Southgate was initially appointed on an interim basis, but was handed the reins permanently after four games and has since led England to a World Cup semi-final in 2018 and the final of Euro 2020 in July.
England secured their spot at the World Cup in Qatar next year by topping their qualifying group, going unbeaten and conceding just three goals in 10 games in the process, leading to a new contract for the 51-year-old that runs until 2024.
“To take a country to a first final in 55 years, for everybody involved, for all the staff, all the players and for all the fans, some of those memories of Wembley through this summer will live with me forever,” Southgate said to England’s official website.
“[At the 2018 World Cup in] Russia, we brought a connection back with the fans. There were probably several generations of fans who had not been to a semi-final. This year was unique, really, when you think we had been locked away for so long and everything we had lived through.
“There is an important place for international football. It does bring everyone together. When you feel like you are there with 50 million people behind you, it is an immense feeling.
“People used to say ‘well, nobody cares about international football anymore’ but they did. I think everybody had just been hurt and disappointed a lot, and you almost don’t want to get hurt anymore and you withdraw from it.
“Now we have some generations of fans who think it has always been this way. Well, let me tell you, folks, it hasn’t!”
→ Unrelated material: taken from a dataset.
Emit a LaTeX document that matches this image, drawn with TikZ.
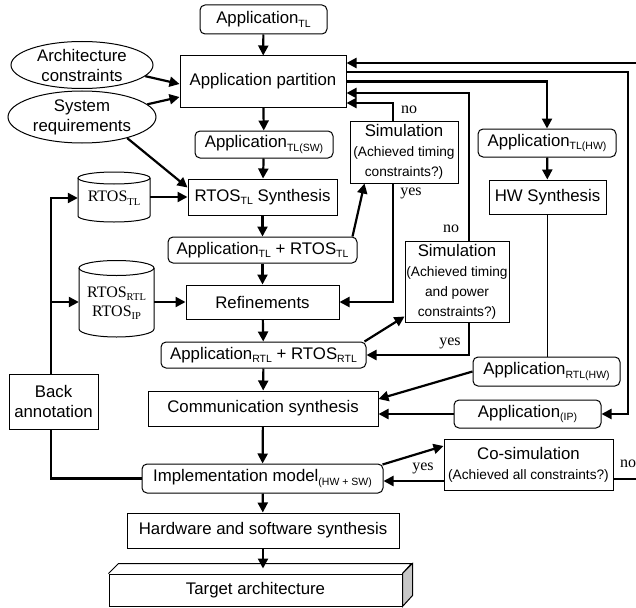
\documentclass[tikz,border=0pt]{standalone}
\usepackage{fontspec}
\setmainfont{Liberation Sans}
\newfontfamily\seriffam{Liberation Serif}
\usetikzlibrary{arrows.meta,shapes.geometric,calc}
\newcommand\fbig{\fontsize{16.8}{20}\selectfont}
\newcommand\fsm{\fontsize{13.7}{17}\selectfont}
\newcommand\lo[1]{\raisebox{-3.5pt}{\fontsize{10.5}{11}\selectfont #1}}
\begin{document}
\begin{tikzpicture}[x=1pt,y=-1pt]
\tikzset{
 base/.style={draw,line width=1pt,inner sep=0pt,font=\fbig,align=center},
 sq/.style={base},
 rnd/.style={base,rounded corners=5pt},
 ell/.style={base,ellipse},
 arr/.style={line width=2.2pt,-{Triangle[length=10pt,width=10pt]}},
 ln/.style={line width=2.2pt},
 thinln/.style={line width=1.5pt},
 lbl/.style={font=\seriffam\fontsize{16}{16}\selectfont,inner sep=0pt},
 cyl/.style={inner sep=0pt,font=\seriffam\fontsize{16}{19}\selectfont,align=center},
}
\useasboundingbox (0,0) rectangle (636,607);

% main column
\node[rnd,minimum width=127pt,minimum height=29pt] (appTL) at (263.5,19.5) {Application\lo{TL}};
\node[sq,minimum width=166pt,minimum height=51pt] (part) at (263,81.5) {Application partition};
\node[rnd,minimum width=138pt,minimum height=27pt] (appSW) at (264,144.5) {Application\lo{TL(SW)}};
\node[sq,minimum width=149pt,minimum height=36pt] (rtosSyn) at (262.5,197) {RTOS\lo{TL} Synthesis};
\node[rnd,minimum width=189pt,minimum height=26pt] (appRtosTL) at (262.5,250) {Application\lo{TL} + RTOS\lo{TL}};
\node[sq,minimum width=153pt,minimum height=34pt] (refine) at (262.5,302) {Refinements};
\node[rnd,minimum width=205pt,minimum height=26pt] (appRtosRTL) at (263.5,355) {Application\lo{RTL} + RTOS\lo{RTL}};
\node[sq,minimum width=230pt,minimum height=35pt] (comm) at (263,408.5) {Communication synthesis};
\node[rnd,minimum width=241pt,minimum height=29pt] (impl) at (262.5,478.5) {Implementation model\lo{(HW + SW)}};
\node[sq,minimum width=272pt,minimum height=35pt] (hwsw) at (263,530.5) {Hardware and software synthesis};
\node[sq,minimum width=293pt,minimum height=32pt] (target) at (255.5,590) {Target architecture};
\draw[line width=1pt] (target.north west) -- ++(10,-10) -- ++(293,0) -- (target.north east);
\filldraw[line width=1pt,fill=black!22] (target.north east) -- ++(10,-10) -- ++(0,32) -- (target.south east) -- cycle;

% left side
\node[ell,minimum width=142pt,minimum height=47pt] (arch) at (82,65) {Architecture\\constraints};
\node[ell,minimum width=148pt,minimum height=52pt] (sysreq) at (82,117) {System\\requirements};
\node[cyl,minimum width=72pt,minimum height=50pt] (rtosTL) at (114,198) {RTOS\lo{TL}};
\draw[line width=1pt] (114,178) ellipse[x radius=36pt,y radius=6pt];
\draw[line width=1pt] (78,178) -- (78,216) arc[start angle=180,end angle=360,x radius=36pt,y radius=6pt] -- (150,178);
\node[cyl,minimum width=75pt,minimum height=60pt] (rtosRTL) at (116.5,303) {RTOS\lo{RTL}\\RTOS\lo{IP}};
\draw[line width=1pt] (116.5,268) ellipse[x radius=37.5pt,y radius=7.5pt];
\draw[line width=1pt] (79,268) -- (79,329) arc[start angle=180,end angle=360,x radius=37.5pt,y radius=8pt] -- (154,268);
\node[sq,minimum width=89pt,minimum height=55pt] (back) at (53.5,401.5) {Back\\annotation};

% simulations
\node[sq,minimum width=108pt,minimum height=62pt] (sim1) at (404,152) {Simulation\\\fsm (Achieved timing\\\fsm constraints?)};
\node[sq,minimum width=104pt,minimum height=81pt] (sim2) at (457,281.5) {Simulation\\\fsm (Achieved timing\\\fsm and power\\\fsm constraints?)};
\node[sq,minimum width=169pt,minimum height=51pt] (cosim) at (528.5,464.5) {Co-simulation\\\fsm (Achieved all constraints?)};

% right column
\node[rnd,minimum width=138pt,minimum height=28pt] (appHW) at (547,143) {Application\lo{TL(HW)}};
\node[sq,minimum width=117pt,minimum height=34pt] (hwSyn) at (547.5,197) {HW Synthesis};
\node[rnd,minimum width=147pt,minimum height=29pt] (appRTLHW) at (546.5,371.5) {Application\lo{RTL(HW)}};
\node[rnd,minimum width=147pt,minimum height=28pt] (appIP) at (527.5,414) {Application\lo{(IP)}};

% labels
\node[lbl] (no1) at (409,110) {no};
\node[lbl] (yes1) at (411,193) {yes};
\node[lbl] (no2) at (451,229) {no};
\node[lbl] (yes2) at (450,343) {yes};
\node[lbl] (yes3) at (423,468) {yes};
\node[lbl] (no3) at (628,464) {no};

% coordinates
\coordinate (p63) at ([yshift=18.5pt]part.east);
\coordinate (rx1) at (628,0);
\coordinate (rx2) at (641,0);
\coordinate (bn) at ([xshift=-2.5pt]back.north);
\coordinate (bs) at ([xshift=-2.5pt]back.south);
\coordinate (tt) at ([yshift=5pt]hwsw.south |- target.north);

% main flow
\draw[arr] (appTL) -- (part);
\draw[arr] (part) -- (appSW);
\draw[arr] (appSW) -- (rtosSyn);
\draw[arr] (rtosSyn) -- (appRtosTL);
\draw[arr] (appRtosTL) -- (refine);
\draw[arr] (refine) -- (appRtosRTL);
\draw[arr] (appRtosRTL) -- (comm);
\draw[arr] (comm) -- (impl);
\draw[arr] (impl) -- (hwsw);
\draw[arr] (hwsw.south) -- (tt);

% inputs
\draw[arr] (arch.-10) -- ([yshift=-2.5pt]part.west);
\draw[arr] (sysreq.11) -- ([yshift=-15.5pt]part.west);
\draw[arr] (sysreq.-25) -- ([yshift=-9pt]rtosSyn.north west);
\draw[arr] (rtosTL.east |- rtosSyn.west) -- (rtosSyn.west);
\draw[arr] (rtosRTL.east |- refine.west) -- (refine.west);

% back annotation
\draw[ln] (impl.west) -| (bs);
\draw[arr] (bn) |- (rtosTL.west);
\draw[arr] (bn |- refine.west) -- (rtosRTL.west |- refine.west);

% simulation 1
\draw[arr] ([xshift=-5pt]appRtosTL.north east) -- ([xshift=15pt]sim1.south west);
\draw[arr] ([xshift=-11pt]sim1.north) |- ([yshift=-21.5pt]part.east);
\draw[arr] ([xshift=-11pt]sim1.south) |- (refine.east);

% simulation 2
\draw[arr] ([xshift=-2pt]appRtosRTL.north east) -- ([yshift=6pt]sim2.south west);
\draw[arr] ([xshift=12pt]sim2.north) |- ([yshift=-11.5pt]part.east);
\draw[arr] ([xshift=12pt]sim2.south) |- (appRtosRTL.east);

% right side
\draw[arr] (part.east) -| (appHW.north);
\draw[arr] (appHW) -- (hwSyn);
\draw[thinln] (hwSyn.south) -- (hwSyn.south |- appRTLHW.north);
\draw[arr] (appRTLHW.west) -- ([yshift=9.5pt]comm.east);
\draw[arr] (appIP.west) -- (appIP.west -| comm.east);
\draw[arr] ([yshift=9.5pt]part.east) -| (appIP.east -| rx1) -- (appIP.east);

% co-simulation
\draw[arr] ([xshift=-1pt,yshift=-1pt]impl.north east) -- ([yshift=-7.5pt]cosim.north west);
\draw[arr] ([yshift=-16.5pt]cosim.west) -- ([yshift=-16.5pt]cosim.west -| impl.east);
\draw[arr] ([yshift=-14.5pt]cosim.east) -| (p63 -| rx2) -- (p63);
\end{tikzpicture}
\end{document}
Southgate gave some insight into the process of rebuilding a team that was low on belief and turning them into a side capable of challenging at major tournaments.
“Confidence was low [when I first took the job],” Southgate added. “This was not a group which was disunited, but there was a lack of confidence because of the last couple of tournaments and two changes of manager in a couple of months, so we needed to stabilise things to begin with and we needed to qualify for a World Cup.
“That was the priority but of course what we knew in the background was there was a younger generation of players coming through to support the guys who were already there that could provide real competition for places, with some good experiences of winning at junior level.
“[They were] technically really good players that could maybe play in a slightly different way to traditional England teams of the past, where I was in tournaments with England where we couldn’t keep the ball enough.
“Now in the biggest games we have a step to go with that because we have managed that for long periods in tournaments but under real pressure, we still need to be better at that.
“You have to have continuity. You need a real clear sense of direction for everyone who works at St. George’s on the football and for everybody at the FA.
“I think it is a credit to everybody, the different chairmen and chief executives I have worked with here, that they have put football more at the forefront of their thinking and there has been a plan.”